Exercise description: No images are to be carried over; print all other material exactly as it stands.

———

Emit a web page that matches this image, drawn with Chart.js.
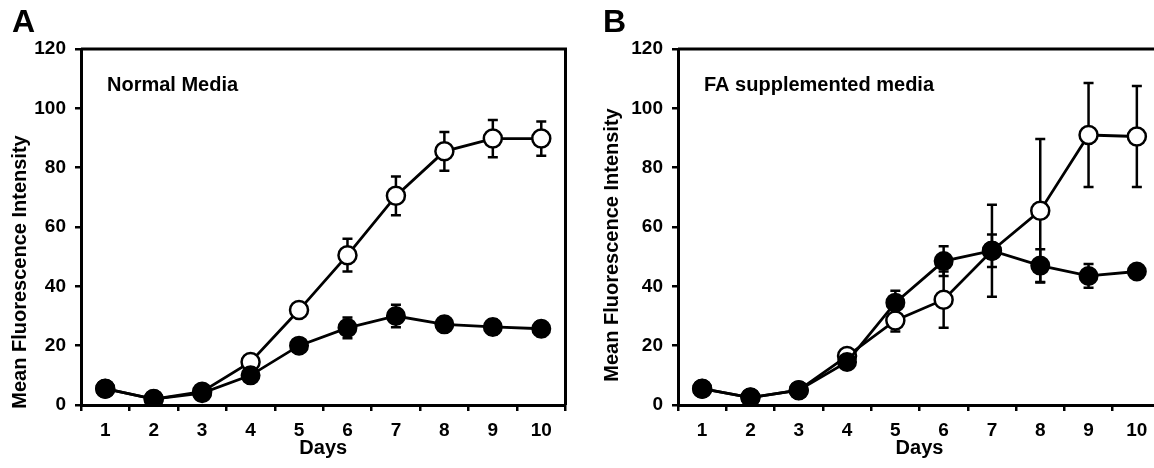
<!DOCTYPE html>
<html>
<head>
<meta charset="utf-8">
<script src="https://cdn.jsdelivr.net/npm/chart.js@4.4.1/dist/chart.umd.min.js"></script>
<style>
  html, body { margin: 0; padding: 0; background: #fff; overflow: hidden; }
  #wrap { position: relative; width: 1154px; height: 468px; overflow: hidden; }
  canvas { position: absolute; top: 0; }
  #chartA { left: 0; }
  #chartB { left: 577px; }
</style>
</head>
<body>
<div id="wrap">
  <canvas id="chartA" width="577" height="468"></canvas>
  <canvas id="chartB" width="600" height="468"></canvas>
</div>
<script>
const days = ['1', '2', '3', '4', '5', '6', '7', '8', '9', '10'];
const yTicks = [0, 20, 40, 60, 80, 100, 120];

// panel A - normal media
const normalOpen = [5.5, 2, 4.5, 14.5, 32, 50.5, 70.5, 85.5, 89.8, 89.8];
const normalOpenErr = [0.5, 0.5, 0.5, 1, 1.5, 5.5, 6.5, 6.5, 6.3, 5.8];
const normalFilled = [5.5, 2, 4, 10, 20, 26, 30, 27.2, 26.3, 25.7];
const normalFilledErr = [0.5, 0.5, 0.5, 1, 1.5, 3.5, 3.8, 2.5, 2.5, 2.5];

// panel B - FA supplemented media
const faOpen = [5.5, 2.5, 5, 16.5, 28.5, 35.5, 52, 65.5, 91, 90.5];
const faOpenErr = [0.5, 0.5, 0.5, 1, 3.7, 9.5, 15.5, 24.2, 17.5, 17];
const faFilled = [5.5, 2.5, 5, 14.5, 34.5, 48.5, 52, 47, 43.5, 45];
const faFilledErr = [0.5, 0.5, 0.5, 1, 4, 5, 5.5, 5.5, 4, 0.5];

const FONT = "'Liberation Sans', Arial, sans-serif";

const errorBars = {
  id: 'errorBars',
  beforeDatasetsDraw(chart) {
    const ctx = chart.ctx;
    const y = chart.scales.y;
    ctx.save();
    ctx.strokeStyle = '#000';
    ctx.lineWidth = 2.5;
    chart.data.datasets.forEach((ds, di) => {
      const meta = chart.getDatasetMeta(di);
      meta.data.forEach((pt, i) => {
        const e = ds.errors[i];
        const top = y.getPixelForValue(ds.data[i] + e);
        const bot = y.getPixelForValue(ds.data[i] - e);
        ctx.beginPath();
        ctx.moveTo(pt.x, top); ctx.lineTo(pt.x, bot);
        ctx.moveTo(pt.x - 5, top); ctx.lineTo(pt.x + 5, top);
        ctx.moveTo(pt.x - 5, bot); ctx.lineTo(pt.x + 5, bot);
        ctx.stroke();
      });
    });
    ctx.restore();
  }
};

const frameAndText = {
  id: 'frameAndText',
  afterDraw(chart, args, opts) {
    const ctx = chart.ctx;
    const a = chart.chartArea;
    ctx.save();
    ctx.strokeStyle = '#000';
    ctx.lineWidth = 3;
    ctx.beginPath();
    ctx.moveTo(a.left, a.top);
    ctx.lineTo(a.right, a.top);
    ctx.lineTo(a.right, a.bottom);
    ctx.stroke();
    ctx.fillStyle = '#000';
    ctx.textBaseline = 'middle';
    ctx.font = 'bold 32px ' + FONT;
    ctx.fillText(opts.letter, opts.letterX, 23);
    ctx.font = 'bold 20px ' + FONT;
    ctx.fillText(opts.label, a.left + 26, 85);
    // rotated y-axis title
    ctx.translate(opts.titleX, opts.titleY);
    ctx.rotate(-Math.PI / 2);
    ctx.textAlign = 'center';
    ctx.fillText('Mean Fluorescence Intensity', 0, 0);
    ctx.restore();
  }
};

function makeChart(id, openVals, openErr, filledVals, filledErr, axisWidth, rightPad, letter, letterX, label, titleX, titleY) {
  return new Chart(document.getElementById(id), {
    type: 'line',
    data: {
      labels: days,
      datasets: [
        {
          data: filledVals, errors: filledErr,
          borderColor: '#000', backgroundColor: '#000', borderWidth: 2.8,
          pointRadius: 9, pointBorderWidth: 2, pointBackgroundColor: '#000', pointBorderColor: '#000'
        },
        {
          data: openVals, errors: openErr,
          borderColor: '#000', backgroundColor: '#fff', borderWidth: 2.8,
          pointRadius: 9, pointBorderWidth: 2.5, pointBackgroundColor: '#fff', pointBorderColor: '#000'
        }
      ]
    },
    options: {
      responsive: false,
      animation: false,
      layout: { padding: { left: 0, top: 49, right: rightPad, bottom: 0 } },
      plugins: {
        legend: { display: false },
        tooltip: { enabled: false },
        frameAndText: { letter: letter, letterX: letterX, label: label, titleX: titleX, titleY: titleY }
      },
      scales: {
        x: {
          type: 'category',
          offset: true,
          grid: { offset: true, drawOnChartArea: false, drawTicks: true, tickLength: 6, color: '#000', lineWidth: 2.5 },
          border: { display: true, color: '#000', width: 3 },
          ticks: { color: '#000', padding: 8, font: { family: FONT, size: 19, weight: 'bold' } },
          title: { display: true, text: 'Days', color: '#000', padding: { top: 0, bottom: 8 }, font: { family: FONT, size: 20, weight: 'bold' } },
          afterFit: s => { s.height = 63; }
        },
        y: {
          min: 0, max: 120,
          afterBuildTicks: s => { s.ticks = yTicks.map(v => ({ value: v })); },
          grid: { drawOnChartArea: false, drawTicks: true, tickLength: 6, color: '#000', lineWidth: 2.5 },
          border: { display: true, color: '#000', width: 3 },
          ticks: { color: '#000', padding: 9, font: { family: FONT, size: 19, weight: 'bold' } },
          afterFit: s => { s.width = axisWidth; }
        }
      }
    },
    plugins: [errorBars, frameAndText]
  });
}

makeChart('chartA', normalOpen, normalOpenErr, normalFilled, normalFilledErr, 81, 11, 'A', 12, 'Normal Media', 20, 272);
makeChart('chartB', faOpen, faOpenErr, faFilled, faFilledErr, 101, 16, 'B', 26, 'FA supplemented media', 35, 245);
</script>
</body>
</html>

———

Answer to this task:
Emit a web page that matches this image, drawn with Chart.js.
<!DOCTYPE html>
<html>
<head>
<meta charset="utf-8">
<script src="https://cdn.jsdelivr.net/npm/chart.js@4.4.1/dist/chart.umd.min.js"></script>
<style>
  html, body { margin: 0; padding: 0; background: #fff; overflow: hidden; }
  #wrap { position: relative; width: 1154px; height: 468px; overflow: hidden; }
  canvas { position: absolute; top: 0; }
  #chartA { left: 0; }
  #chartB { left: 577px; }
</style>
</head>
<body>
<div id="wrap">
  <canvas id="chartA" width="577" height="468"></canvas>
  <canvas id="chartB" width="600" height="468"></canvas>
</div>
<script>
const days = ['1', '2', '3', '4', '5', '6', '7', '8', '9', '10'];
const yTicks = [0, 20, 40, 60, 80, 100, 120];

// panel A - normal media
const normalOpen = [5.5, 2, 4.5, 14.5, 32, 50.5, 70.5, 85.5, 89.8, 89.8];
const normalOpenErr = [0.5, 0.5, 0.5, 1, 1.5, 5.5, 6.5, 6.5, 6.3, 5.8];
const normalFilled = [5.5, 2, 4, 10, 20, 26, 30, 27.2, 26.3, 25.7];
const normalFilledErr = [0.5, 0.5, 0.5, 1, 1.5, 3.5, 3.8, 2.5, 2.5, 2.5];

// panel B - FA supplemented media
const faOpen = [5.5, 2.5, 5, 16.5, 28.5, 35.5, 52, 65.5, 91, 90.5];
const faOpenErr = [0.5, 0.5, 0.5, 1, 3.7, 9.5, 15.5, 24.2, 17.5, 17];
const faFilled = [5.5, 2.5, 5, 14.5, 34.5, 48.5, 52, 47, 43.5, 45];
const faFilledErr = [0.5, 0.5, 0.5, 1, 4, 5, 5.5, 5.5, 4, 0.5];

const FONT = "'Liberation Sans', Arial, sans-serif";

const errorBars = {
  id: 'errorBars',
  beforeDatasetsDraw(chart) {
    const ctx = chart.ctx;
    const y = chart.scales.y;
    ctx.save();
    ctx.strokeStyle = '#000';
    ctx.lineWidth = 2.5;
    chart.data.datasets.forEach((ds, di) => {
      const meta = chart.getDatasetMeta(di);
      meta.data.forEach((pt, i) => {
        const e = ds.errors[i];
        const top = y.getPixelForValue(ds.data[i] + e);
        const bot = y.getPixelForValue(ds.data[i] - e);
        ctx.beginPath();
        ctx.moveTo(pt.x, top); ctx.lineTo(pt.x, bot);
        ctx.moveTo(pt.x - 5, top); ctx.lineTo(pt.x + 5, top);
        ctx.moveTo(pt.x - 5, bot); ctx.lineTo(pt.x + 5, bot);
        ctx.stroke();
      });
    });
    ctx.restore();
  }
};

const frameAndText = {
  id: 'frameAndText',
  afterDraw(chart, args, opts) {
    const ctx = chart.ctx;
    const a = chart.chartArea;
    ctx.save();
    ctx.strokeStyle = '#000';
    ctx.lineWidth = 3;
    ctx.beginPath();
    ctx.moveTo(a.left, a.top);
    ctx.lineTo(a.right, a.top);
    ctx.lineTo(a.right, a.bottom);
    ctx.stroke();
    ctx.fillStyle = '#000';
    ctx.textBaseline = 'middle';
    ctx.font = 'bold 32px ' + FONT;
    ctx.fillText(opts.letter, opts.letterX, 23);
    ctx.font = 'bold 20px ' + FONT;
    ctx.fillText(opts.label, a.left + 26, 85);
    // rotated y-axis title
    ctx.translate(opts.titleX, opts.titleY);
    ctx.rotate(-Math.PI / 2);
    ctx.textAlign = 'center';
    ctx.fillText('Mean Fluorescence Intensity', 0, 0);
    ctx.restore();
  }
};

function makeChart(id, openVals, openErr, filledVals, filledErr, axisWidth, rightPad, letter, letterX, label, titleX, titleY) {
  return new Chart(document.getElementById(id), {
    type: 'line',
    data: {
      labels: days,
      datasets: [
        {
          data: filledVals, errors: filledErr,
          borderColor: '#000', backgroundColor: '#000', borderWidth: 2.8,
          pointRadius: 9, pointBorderWidth: 2, pointBackgroundColor: '#000', pointBorderColor: '#000'
        },
        {
          data: openVals, errors: openErr,
          borderColor: '#000', backgroundColor: '#fff', borderWidth: 2.8,
          pointRadius: 9, pointBorderWidth: 2.5, pointBackgroundColor: '#fff', pointBorderColor: '#000'
        }
      ]
    },
    options: {
      responsive: false,
      animation: false,
      layout: { padding: { left: 0, top: 49, right: rightPad, bottom: 0 } },
      plugins: {
        legend: { display: false },
        tooltip: { enabled: false },
        frameAndText: { letter: letter, letterX: letterX, label: label, titleX: titleX, titleY: titleY }
      },
      scales: {
        x: {
          type: 'category',
          offset: true,
          grid: { offset: true, drawOnChartArea: false, drawTicks: true, tickLength: 6, color: '#000', lineWidth: 2.5 },
          border: { display: true, color: '#000', width: 3 },
          ticks: { color: '#000', padding: 8, font: { family: FONT, size: 19, weight: 'bold' } },
          title: { display: true, text: 'Days', color: '#000', padding: { top: 0, bottom: 8 }, font: { family: FONT, size: 20, weight: 'bold' } },
          afterFit: s => { s.height = 63; }
        },
        y: {
          min: 0, max: 120,
          afterBuildTicks: s => { s.ticks = yTicks.map(v => ({ value: v })); },
          grid: { drawOnChartArea: false, drawTicks: true, tickLength: 6, color: '#000', lineWidth: 2.5 },
          border: { display: true, color: '#000', width: 3 },
          ticks: { color: '#000', padding: 9, font: { family: FONT, size: 19, weight: 'bold' } },
          afterFit: s => { s.width = axisWidth; }
        }
      }
    },
    plugins: [errorBars, frameAndText]
  });
}

makeChart('chartA', normalOpen, normalOpenErr, normalFilled, normalFilledErr, 81, 11, 'A', 12, 'Normal Media', 20, 272);
makeChart('chartB', faOpen, faOpenErr, faFilled, faFilledErr, 101, 16, 'B', 26, 'FA supplemented media', 35, 245);
</script>
</body>
</html>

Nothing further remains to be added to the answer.